No, I would say the likes of Michael Vick aren’t “animals,” “beasts” or less than human. To borrow from Nietzsche, I would say they are human, all too human.

Which brings me to Beasts: What Animals Can Teach Us About the Origins of Good and Evil, by Jeffrey Moussaieff Masson, a somewhat academic, somewhat philosophical and all-around interesting book about animals and morality.

Like his previous books, such as Dogs Never Lie About Love and When Elephants Weep, Masson studies the emotional behavior of animals (such as love, grief and contentment) and searches for lessons that can be applied to humans. In Beasts, he is looking at anger and aggression.

The centerpiece of his argument is concise as it is uncomfortable: Humans and orcas have the most complex brains in history, yet of these two, only humans kill members of their own species.

A poignant fact—and an excellent point of entry for a discussion on human behavior. Masson gives us much to think about as he lays out his argument; however, he oversteps from argument to advocacy in places, building off conclusions that seem far from settled.

I’m in agreement with Masson that humans are capable of and culpable for the greatest violence against our own species in the animal kingdom. We even get bonus marks for creativity.
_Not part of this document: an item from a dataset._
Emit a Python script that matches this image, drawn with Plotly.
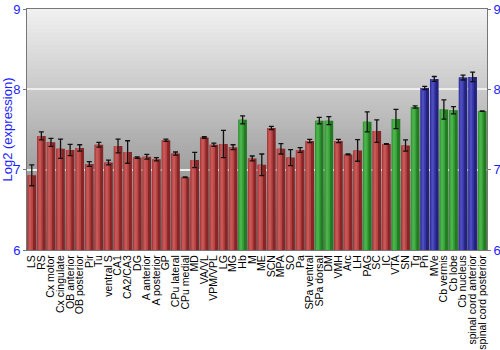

Predator drones, IEDs, beheadings, shoe bombs. Who would think to torture and kill other sentient beings in the absurdly original manner that we do?
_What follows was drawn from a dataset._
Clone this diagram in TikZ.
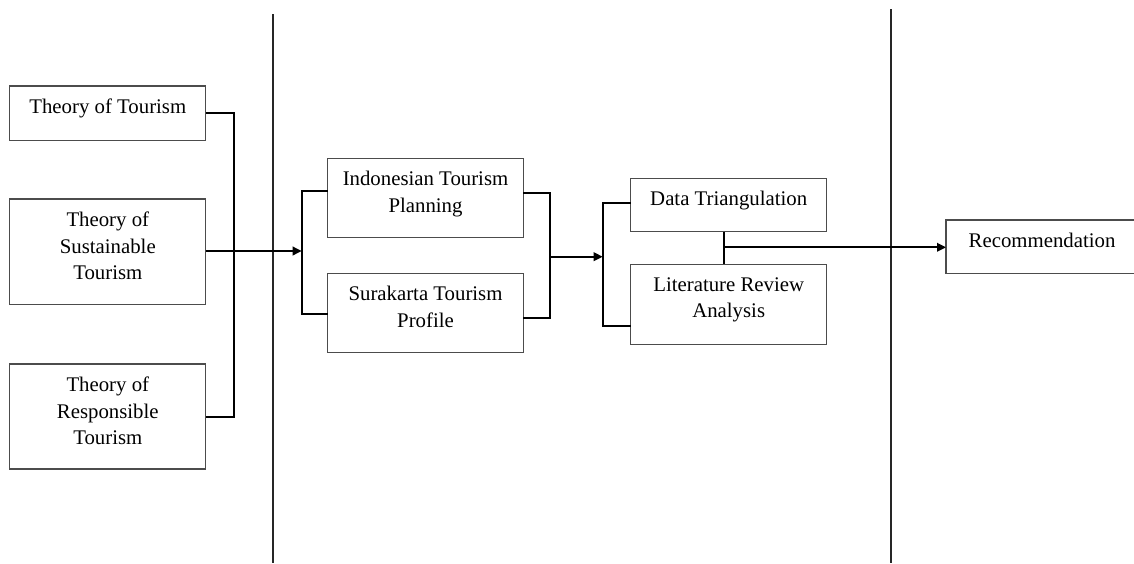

However, Masson paints a pastoral of nature without humans, and this idyllic view makes it difficult to buy into the author’s argument. I’m reminded of the episode of Family Guy in which Death goes on a date with Amy, the Pollyannaish pet-shop girl whose Disney-fied view of nature causes Death to “terminate” their relationship.

Masson has a complex and sophisticated view of nature, but his conclusions appear to be based more on opinion than evidence. Still, it’s a compelling commentary, and I would recommend it for anyone interested in animals and nature.

I agree that we could learn much about social behavior from animals, but I would take Masson’s conclusions as part of an ongoing discussion and an invitation to further research.

And for further reading, I would also suggest the magnificent and thought-provoking article by James McWilliams, “Loving Animals to Death,” in the current American Scholar.